Because, whether it sucks or it's brilliant, whether inspiration carried you on a day-long high or every word splashed on the page accompanied by tear of insecurity, at the end of the day, your story is a product. As a writer myself, I know how much blood stains the pages in my slush. But my primary job as an editor is to go shopping. (It's a really freakin' great job; just wish it paid better.) In fact, I'm an editor who's shopping for six stories out of three hundred. I buy .o2% of my slush. It's like going into Nordstrom and buying only one pair of shoes. (As if!) And the odds are probably better at my magazine than at many others.
This reality is much easier to take if your story has already been chewed up and spit out in critique.
But sometimes, someone (a fool editor or that jerk critiquer) keeps saying the same stupid thing over and over...they just don't get it. They don't get you. Keep it in perspective. First of all, as we learned in kindergarten, we all won't be best friends. It helps to think of critique as a professional endevour, even when your critter is reading your passage aloud with different voices for each character and a Vaderesque narrator. Secondly, remember it's just the opinion of one person. I know I said that yesterday, but today it's the other guy's opinion we're talkin' about.
And, hell, maybe you actually agree with what they're saying--or not, or whatever; but those crackers are stale. Same shit, different critique. It can go on for years.
Mine was pronouns. The group railed on me over pronouns. And so I work at it and finally, that particular nit drops off the map. And then we get a new member coming to group and she says, "You know, Sex, I love your stuff, but why do you use your characters' names so much?"
So think these situations through carefully. Is their thinking flawed? Do they have a stylistic difference? Maybe they have an inability to express what they mean.
Or maybe you're stubborn.
Whatever the issue, don't justify, explain, or defend. There's no need. YOU ARE THE MASTER OF YOUR DOMAIN. This is your story. You are the final decision maker. And before you ask, yes, we've asked for edits at the magazine for stories we wanted to buy and had writers decline. My point? You may be sitting all alone in your darkened study with just the glow of your laptop to keep you company, but this is your story and no one can make you change it.

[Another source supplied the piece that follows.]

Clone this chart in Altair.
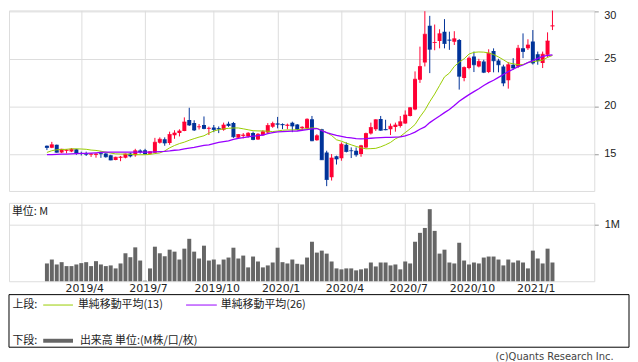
import altair as alt
import pandas as pd

# ---- data (weekly candles, index 0 = week of 2019-02-11) ----
weeks = list(range(104))
opens = [15.87,15.66,15.97,15.17,15.35,15.26,15.5,15.12,15.05,14.95,
         14.92,15.08,15.05,14.88,14.38,14.62,14.6,15.05,14.88,15.38,
         15.4,15.02,15.15,16.2,16.55,16.15,16.98,17.2,17.43,18.58,
         18.26,17.82,18.06,17.65,17.8,17.7,17.55,18.18,18.26,16.72,
         16.92,16.84,17.2,16.53,16.98,17.26,17.88,18.2,18.15,17.98,
         18.28,18.1,17.7,17.71,18.65,16.46,17.6,15.17,12.57,14.76,
         14.55,15.97,15.38,15.35,15.0,15.7,17.15,17.6,18.68,17.62,
         17.6,17.85,17.95,18.2,18.99,19.69,22.81,24.62,28.47,26.65,
         26.88,27.85,27.0,26.8,26.98,22.99,24.03,25.24,24.2,24.72,
         23.61,25.83,24.83,24.2,22.74,24.38,24.2,26.11,26.11,26.81,
         25.49,24.55,25.42,28.42]
highs = [15.9,16.28,15.99,15.55,15.5,15.62,15.55,15.25,15.25,15.1,
         15.1,15.28,15.1,14.92,14.72,14.8,15.05,15.15,15.55,15.5,
         15.55,15.3,16.7,16.75,16.75,17.35,17.5,17.6,18.85,19.86,
         18.55,18.15,18.95,17.88,18.05,17.9,18.3,18.4,18.37,17.1,
         17.2,17.3,17.35,17.2,17.5,18.25,18.4,18.9,18.22,18.2,
         18.4,18.15,17.92,18.75,19.0,17.08,17.65,15.35,15.0,14.83,
         16.22,16.22,15.7,15.7,15.97,17.25,18.3,18.65,19.0,18.6,
         18.2,18.3,18.99,19.58,19.93,23.68,26.28,30.0,29.51,28.6,
         28.1,29.17,27.85,27.9,27.08,24.2,25.24,25.76,25.0,24.9,
         26.0,26.1,25.0,24.38,24.65,25.07,26.46,27.67,27.05,28.02,
         25.76,25.76,27.78,30.35]
lows = [15.42,15.62,15.15,15.1,15.07,15.2,14.92,14.85,14.8,14.7,
        14.62,14.6,14.62,14.35,14.35,14.25,14.55,14.65,14.72,15.05,
        14.95,14.98,15.1,16.1,15.87,15.97,16.6,16.85,17.4,17.95,
        17.42,17.58,17.6,17.0,17.3,17.2,17.45,17.85,16.7,16.62,
        16.65,16.72,16.45,16.48,16.9,17.15,17.75,17.7,17.62,17.6,
        17.3,17.5,17.5,17.65,16.35,16.4,14.38,11.63,12.22,13.9,
        14.3,15.17,14.58,14.72,14.72,15.6,17.05,17.43,17.45,17.5,
        17.0,17.35,17.78,18.18,18.95,19.6,22.47,24.2,23.5,25.9,
        26.1,26.1,25.94,26.45,21.77,22.64,23.9,23.61,24.1,23.5,
        23.5,23.58,23.58,22.12,21.87,23.85,24.03,25.07,25.93,24.4,
        24.38,24.03,25.14,28.02]
closes = [15.69,15.97,15.2,15.5,15.42,15.5,15.1,15.05,14.98,15.0,
          15.0,15.03,14.72,14.38,14.67,14.68,15.0,14.8,15.35,15.22,
          15.0,15.25,16.25,16.55,16.15,17.05,17.2,17.43,18.37,18.06,
          17.53,17.88,17.67,17.7,17.57,17.62,18.04,17.99,16.82,17.05,
          17.0,17.19,16.53,17.08,17.33,18.0,18.22,18.12,18.08,18.05,
          17.95,17.6,17.82,18.65,16.39,16.91,14.41,12.33,14.58,14.48,
          16.04,15.28,15.35,14.93,15.87,17.15,17.78,18.61,17.5,17.56,
          17.92,18.05,18.4,19.1,19.86,22.85,24.2,27.57,26.0,26.72,
          27.64,26.6,26.95,27.1,23.16,24.1,25.07,24.38,24.72,23.58,
          25.59,24.79,24.38,22.47,24.38,24.03,26.11,25.76,26.46,24.55,
          24.79,25.49,26.88,28.47]
ma13 = [15.17,15.35,15.45,15.47,15.5,15.55,15.55,15.53,15.5,15.42,
        15.38,15.3,15.2,15.1,15.02,15.0,15.0,14.97,14.94,14.93,
        14.93,14.96,15.05,15.12,15.33,15.65,15.9,16.1,16.25,16.45,
        16.62,16.78,16.92,17.2,17.42,17.55,17.65,17.7,17.74,17.74,
        17.65,17.55,17.45,17.43,17.43,17.4,17.36,17.42,17.5,17.53,
        17.53,17.55,17.6,17.68,17.74,17.7,17.5,17.25,16.95,16.5,
        16.35,16.15,15.97,15.8,15.66,15.55,15.57,15.6,15.76,15.97,
        16.22,16.6,16.85,17.25,17.65,18.1,18.9,19.6,20.5,21.3,
        22.2,23.1,23.5,24.2,24.65,25.0,25.5,25.68,25.72,25.7,
        25.62,25.45,25.2,24.9,24.58,24.48,24.38,24.4,24.62,24.7,
        24.78,24.85,25.15,25.35]
ma26 = [14.93,14.93,14.97,15.0,15.0,15.02,15.05,15.07,15.07,15.1,
        15.13,15.17,15.2,15.2,15.2,15.2,15.2,15.2,15.2,15.2,
        15.2,15.2,15.22,15.25,15.28,15.33,15.4,15.45,15.55,15.62,
        15.7,15.8,15.9,15.97,16.1,16.22,16.3,16.39,16.55,16.65,
        16.72,16.8,16.88,16.94,17.0,17.15,17.25,17.33,17.35,17.38,
        17.4,17.42,17.5,17.57,17.65,17.68,17.45,17.25,17.1,16.95,
        16.85,16.76,16.7,16.63,16.6,16.62,16.66,16.7,16.73,16.75,
        16.76,16.78,16.8,16.92,17.08,17.3,17.6,17.85,18.3,18.65,
        18.99,19.35,19.68,20.1,20.55,20.9,21.24,21.55,21.86,22.2,
        22.5,22.75,23.05,23.35,23.66,23.9,24.18,24.35,24.6,24.8,
        25.05,25.25,25.35,25.42]
volume_m = [0.316,0.386,0.298,0.339,0.269,0.269,0.298,0.322,0.339,0.269,
            0.357,0.298,0.269,0.281,0.228,0.316,0.497,0.427,0.602,0.368,
            0.01,0.228,0.614,0.497,0.444,0.561,0.526,0.386,0.579,0.754,
            0.526,0.404,0.632,0.368,0.386,0.298,0.386,0.421,0.596,0.404,
            0.456,0.246,0.439,0.351,0.246,0.281,0.333,0.596,0.339,0.316,
            0.386,0.31,0.298,0.421,0.702,0.509,0.544,0.491,0.351,0.228,
            0.211,0.228,0.228,0.193,0.211,0.228,0.333,0.263,0.333,0.333,
            0.281,0.298,0.211,0.351,0.316,0.702,0.86,0.947,1.281,0.895,
            0.491,0.561,0.333,0.316,0.684,0.368,0.298,0.333,0.316,0.421,
            0.439,0.439,0.386,0.281,0.386,0.333,0.368,0.333,0.228,0.544,
            0.404,0.316,0.579,0.333]
month_weeks = [7, 20, 34, 47, 60, 73, 86, 99]
month_labels = ["2019/4", "2019/7", "2019/10", "2020/1",
                "2020/4", "2020/7", "2020/10", "2021/1"]
price_ticks = [15, 20, 25, 30]
volume_ticks = [1]

df = pd.DataFrame({"w": weeks, "open": opens, "high": highs, "low": lows,
                   "close": closes, "ma13": ma13, "ma26": ma26, "vol": volume_m})
df["dir"] = ["up" if c >= o else "down" for o, c in zip(opens, closes)]
ticks_df = pd.DataFrame({"p": price_ticks})
one = pd.DataFrame({"k": [0]})

RED = "#FF0033"
BLUE = "#003399"
GREEN = "#99CC00"
PURPLE = "#9900FF"
GRID = "#999999"
TXT = "#222222"
NUMFONT = "Liberation Sans"
JPFONT = "Noto Sans CJK JP"

xscale = alt.Scale(domain=[-6.716, 110.51], nice=False, zero=False)
x_top_axis = alt.Axis(values=month_weeks, labels=False, ticks=False, domain=False,
                      grid=True, title=None)
label_expr = "[" + ",".join("'%s'" % s for s in month_labels) + "][indexof([" + \
    ",".join(str(v) for v in month_weeks) + "], datum.value)]"
x_bot_axis = alt.Axis(values=month_weeks, labelExpr=label_expr, ticks=False, domain=False,
                      grid=True, title=None, labelFont="DejaVu Sans", labelFontSize=11,
                      labelColor=TXT, labelPadding=1, labelOffset=3, labelOverlap=False,
                      labelFlush=False)

yscale = alt.Scale(domain=[11.125, 30.083], nice=False, zero=False)
y_axis = alt.Axis(orient="right", values=price_ticks, title=None, grid=True, domain=False,
                  tickSize=4, tickColor=GRID, labels=False)
color = alt.Color("dir:N", scale=alt.Scale(domain=["up", "down"], range=[RED, BLUE]), legend=None)

X = alt.X("w:Q", scale=xscale, axis=x_top_axis)
base = alt.Chart(df)

wick = base.mark_rule(strokeWidth=1, clip=True).encode(
    x=X, y=alt.Y("low:Q", scale=yscale, axis=y_axis), y2="high:Q", color=color)
body = base.mark_bar(size=4, clip=True).encode(
    x=X, y=alt.Y("open:Q", scale=yscale, axis=y_axis), y2="close:Q", color=color)
cross = base.mark_tick(orient="horizontal", size=4, thickness=1, clip=True).encode(
    x=X, y=alt.Y("close:Q", scale=yscale, axis=y_axis), color=color)
line13 = base.mark_line(color=GREEN, strokeWidth=1, clip=True).encode(
    x=X, y=alt.Y("ma13:Q", scale=yscale, axis=y_axis))
line26 = base.mark_line(color=PURPLE, strokeWidth=1.3, clip=True).encode(
    x=X, y=alt.Y("ma26:Q", scale=yscale, axis=y_axis))

# right-hand price labels (the top one nudged down so it stays on the page)
tick_text = alt.Chart(ticks_df).transform_filter("datum.p < 30").mark_text(
    font=NUMFONT, fontSize=11, color=TXT, align="left", baseline="middle").encode(
    x=alt.value(600), y=alt.Y("p:Q", scale=yscale, axis=y_axis), text="p:Q")
tick_text_top = alt.Chart(ticks_df).transform_filter("datum.p >= 30").mark_text(
    font=NUMFONT, fontSize=11, color=TXT, align="left", baseline="middle", dy=5).encode(
    x=alt.value(600), y=alt.Y("p:Q", scale=yscale, axis=y_axis), text="p:Q")

price = alt.layer(wick, body, cross, line13, line26, tick_text, tick_text_top
                  ).properties(width=590, height=182)

# ---- volume panel ----
XB = alt.X("w:Q", scale=xscale, axis=x_bot_axis)
vscale = alt.Scale(domain=[0, 1.393], nice=False, zero=True)
v_axis = alt.Axis(orient="right", values=volume_ticks, labelExpr="'1M'", title=None, grid=True,
                  domain=False, tickSize=4, tickColor=GRID, labelPadding=6, labelFont=NUMFONT,
                  labelFontSize=11, labelColor=TXT)
vbars = base.mark_bar(size=4, color="#666666").encode(
    x=XB, y=alt.Y("vol:Q", scale=vscale, axis=v_axis))

o = alt.Chart(one)
unit_txt = o.mark_text(text="単位: M", font=JPFONT, fontSize=11, color=TXT, align="left",
                       baseline="middle").encode(x=alt.value(3), y=alt.value(9))
box = o.mark_rect(fill="white", stroke="#000000", strokeWidth=1).encode(
    x=alt.value(0), x2=alt.value(625), y=alt.value(92.5), y2=alt.value(145.5))
leg_g = o.mark_rule(color=GREEN, strokeWidth=1).encode(
    x=alt.value(34.5), x2=alt.value(64.5), y=alt.value(103))
leg_p = o.mark_rule(color=PURPLE, strokeWidth=1).encode(
    x=alt.value(178.5), x2=alt.value(209.5), y=alt.value(103))
leg_v = o.mark_rule(color="#666666", strokeWidth=4).encode(
    x=alt.value(34.5), x2=alt.value(64.5), y=alt.value(139))

def label(txt, x, y):
    return o.mark_text(text=txt, font=JPFONT, fontSize=11, color=TXT, align="left",
                       baseline="middle").encode(x=alt.value(x), y=alt.value(y))

t1 = label("上段:", 3.5, 103)
t2 = label("単純移動平均(13)", 69.5, 103)
t3 = label("単純移動平均(26)", 213.5, 103)
t4 = label("下段:", 3.5, 139)
t5 = label("出来高 単位:(M株/口/枚)", 71.5, 139)
copy = o.mark_text(text="(c)Quants Research Inc.", font="DejaVu Sans", fontSize=10,
                   color="#444444", align="right", baseline="middle").encode(
    x=alt.value(609.5), y=alt.value(155))

volume = alt.layer(vbars, unit_txt, box, leg_g, leg_p, leg_v, t1, t2, t3, t4, t5, copy
                   ).properties(width=590, height=79)

chart = alt.vconcat(price, volume, spacing=10).properties(
    padding=0
).configure_view(stroke=GRID, strokeWidth=1).configure_axis(
    gridColor=GRID, gridWidth=1, gridOpacity=1
).configure(background="white")

chart.save("out.html", embed_options={"renderer": "svg", "actions": False})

How to decide, though, what's worthy?
Consider the source. Is this an editor who wants to buy your story? A top agent who wants revisons before signing you? Consider their advice carefully, of course. Not just because they have power to put real money on the table, but because it's their job to know industry trends and standards. When I was a kid, headhopping was all the rage. Now rigid adherence to close third and first apply. Professionals make it their business to know what will sell and judge your work accordingly. The crutch: try it even if you disagree. They know. They won't last in this business unless they do.

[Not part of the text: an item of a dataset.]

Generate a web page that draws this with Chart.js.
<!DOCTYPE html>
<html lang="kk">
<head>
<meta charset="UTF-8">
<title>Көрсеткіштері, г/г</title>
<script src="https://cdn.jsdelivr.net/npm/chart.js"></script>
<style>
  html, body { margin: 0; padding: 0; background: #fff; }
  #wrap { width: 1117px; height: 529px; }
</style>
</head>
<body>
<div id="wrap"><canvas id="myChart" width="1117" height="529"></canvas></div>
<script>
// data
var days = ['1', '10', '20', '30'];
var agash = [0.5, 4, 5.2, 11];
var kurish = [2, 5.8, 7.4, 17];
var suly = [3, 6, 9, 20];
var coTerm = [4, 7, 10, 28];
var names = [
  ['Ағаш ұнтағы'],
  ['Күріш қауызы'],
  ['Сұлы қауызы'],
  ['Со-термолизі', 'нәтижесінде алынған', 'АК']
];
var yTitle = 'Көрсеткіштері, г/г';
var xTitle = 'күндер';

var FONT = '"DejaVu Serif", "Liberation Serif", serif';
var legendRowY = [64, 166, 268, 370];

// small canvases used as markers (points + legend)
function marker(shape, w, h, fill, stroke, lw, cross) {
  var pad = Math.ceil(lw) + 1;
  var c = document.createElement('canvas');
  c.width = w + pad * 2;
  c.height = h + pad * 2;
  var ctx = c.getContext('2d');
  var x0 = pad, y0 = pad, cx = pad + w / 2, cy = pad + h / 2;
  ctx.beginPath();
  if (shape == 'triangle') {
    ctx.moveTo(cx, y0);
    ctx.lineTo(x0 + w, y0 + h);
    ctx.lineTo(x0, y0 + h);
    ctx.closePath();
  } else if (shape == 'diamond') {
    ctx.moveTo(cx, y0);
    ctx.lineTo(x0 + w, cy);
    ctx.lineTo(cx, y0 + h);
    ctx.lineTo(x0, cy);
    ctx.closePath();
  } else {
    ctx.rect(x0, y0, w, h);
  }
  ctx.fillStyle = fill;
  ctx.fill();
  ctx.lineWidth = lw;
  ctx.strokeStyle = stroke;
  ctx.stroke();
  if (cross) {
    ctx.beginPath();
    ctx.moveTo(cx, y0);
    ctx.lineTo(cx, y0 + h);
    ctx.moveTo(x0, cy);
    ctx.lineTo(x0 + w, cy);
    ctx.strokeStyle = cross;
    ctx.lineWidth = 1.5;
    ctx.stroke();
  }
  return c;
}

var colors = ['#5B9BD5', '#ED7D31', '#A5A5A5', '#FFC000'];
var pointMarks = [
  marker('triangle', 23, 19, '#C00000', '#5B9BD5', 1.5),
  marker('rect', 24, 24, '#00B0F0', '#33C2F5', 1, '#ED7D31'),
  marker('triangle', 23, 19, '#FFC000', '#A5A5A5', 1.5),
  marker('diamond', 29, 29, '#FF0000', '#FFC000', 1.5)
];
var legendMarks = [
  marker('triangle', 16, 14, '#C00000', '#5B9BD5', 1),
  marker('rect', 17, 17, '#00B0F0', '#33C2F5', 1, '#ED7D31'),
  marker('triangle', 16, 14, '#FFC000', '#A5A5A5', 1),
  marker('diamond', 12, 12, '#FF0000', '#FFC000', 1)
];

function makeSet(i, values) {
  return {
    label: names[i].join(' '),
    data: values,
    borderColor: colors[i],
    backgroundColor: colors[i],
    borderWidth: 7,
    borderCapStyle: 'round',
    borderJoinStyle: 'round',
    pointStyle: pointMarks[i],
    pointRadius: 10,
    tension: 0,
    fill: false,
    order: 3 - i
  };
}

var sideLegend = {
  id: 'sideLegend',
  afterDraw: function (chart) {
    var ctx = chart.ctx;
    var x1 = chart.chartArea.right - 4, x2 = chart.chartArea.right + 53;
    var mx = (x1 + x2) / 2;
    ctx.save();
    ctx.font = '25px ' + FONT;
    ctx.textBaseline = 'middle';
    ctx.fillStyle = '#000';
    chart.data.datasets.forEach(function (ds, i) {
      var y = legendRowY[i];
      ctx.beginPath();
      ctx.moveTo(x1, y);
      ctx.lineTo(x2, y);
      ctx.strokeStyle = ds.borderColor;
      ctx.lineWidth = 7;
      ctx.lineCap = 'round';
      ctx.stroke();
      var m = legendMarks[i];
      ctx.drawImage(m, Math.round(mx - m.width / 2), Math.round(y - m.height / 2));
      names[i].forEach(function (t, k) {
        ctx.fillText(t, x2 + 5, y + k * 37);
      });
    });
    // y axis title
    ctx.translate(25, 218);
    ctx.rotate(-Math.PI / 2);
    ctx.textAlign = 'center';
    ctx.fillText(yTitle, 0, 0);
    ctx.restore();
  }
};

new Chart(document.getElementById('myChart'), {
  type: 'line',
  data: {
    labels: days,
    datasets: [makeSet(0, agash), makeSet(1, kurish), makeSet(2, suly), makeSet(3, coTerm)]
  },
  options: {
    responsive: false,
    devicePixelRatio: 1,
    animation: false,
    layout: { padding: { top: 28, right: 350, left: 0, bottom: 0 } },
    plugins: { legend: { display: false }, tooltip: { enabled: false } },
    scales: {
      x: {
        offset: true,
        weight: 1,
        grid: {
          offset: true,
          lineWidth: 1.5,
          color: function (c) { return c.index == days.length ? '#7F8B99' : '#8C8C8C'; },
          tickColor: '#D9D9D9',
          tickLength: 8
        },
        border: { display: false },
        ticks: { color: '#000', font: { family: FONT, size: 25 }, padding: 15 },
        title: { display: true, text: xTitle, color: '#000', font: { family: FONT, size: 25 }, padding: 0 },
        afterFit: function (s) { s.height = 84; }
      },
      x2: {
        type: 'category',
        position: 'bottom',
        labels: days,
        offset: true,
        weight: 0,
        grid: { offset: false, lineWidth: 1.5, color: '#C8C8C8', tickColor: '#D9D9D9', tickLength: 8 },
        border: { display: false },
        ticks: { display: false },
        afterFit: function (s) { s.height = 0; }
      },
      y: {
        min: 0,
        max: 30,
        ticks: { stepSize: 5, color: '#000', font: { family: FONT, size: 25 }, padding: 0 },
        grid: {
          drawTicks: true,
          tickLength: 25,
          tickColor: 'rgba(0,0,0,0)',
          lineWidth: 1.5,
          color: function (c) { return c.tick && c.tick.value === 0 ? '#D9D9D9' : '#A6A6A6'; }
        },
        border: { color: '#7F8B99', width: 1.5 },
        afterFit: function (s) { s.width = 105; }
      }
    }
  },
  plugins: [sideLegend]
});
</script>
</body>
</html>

Gut instinct. You know where you're headed. If the critter wonders why Gandalf appears at the start and mentions some fool ring out of the blue, and you know it's cuz by chapter four all hell's gonna break loose with Ringwraithes, then sit tight with a Mona Lisa smile. Kill your darlings only to a point. If there is a line of dialogue or a passage that makes your writerly mojo sing, then don't kill it right off. Think about what that passage is telling you about your characters and your story. If your critters don't see the importance, then maybe you need to pump it up rather than cut it.
But then, when feeling particularly defensive about particular advice, put it aside and look at it again later. Damned if I don't often find they were right. (Bastards, every one!) And majority rules: if two of three critters want a change, consider it very carefully. Some of this trust comes from good rapport, though. I hate when the critiqued interrupts me (cuz I'all love the sound of my own voice, don't y'all?). BUT, I love when they ask me (when I'm finished talking): Here's what I'm trying to do; any ideas? So, to me, the opportunity to discuss where you're headed with a piece is invaluable.
Basically, though, it's not your turn to talk. Sit quietly, hands clenched (among other things) and listen. Listen listen listen. Ask questions only after the torture session is over and be sure to say thank you.
Finally, trust your critters. They want to help you. Take it for granted that they like you, that they want to revel in your success,and bask in the glow of your prose and themes and plots. Because, really, most writers love doing critiques. I don't submit to Critters, but I crit for them. It's been a year, maybe, since I submitted to Crapometer. But I read it and crit there, too. Most writers I know owe me critique time because, as I said, it's truly better to give than recieve critique.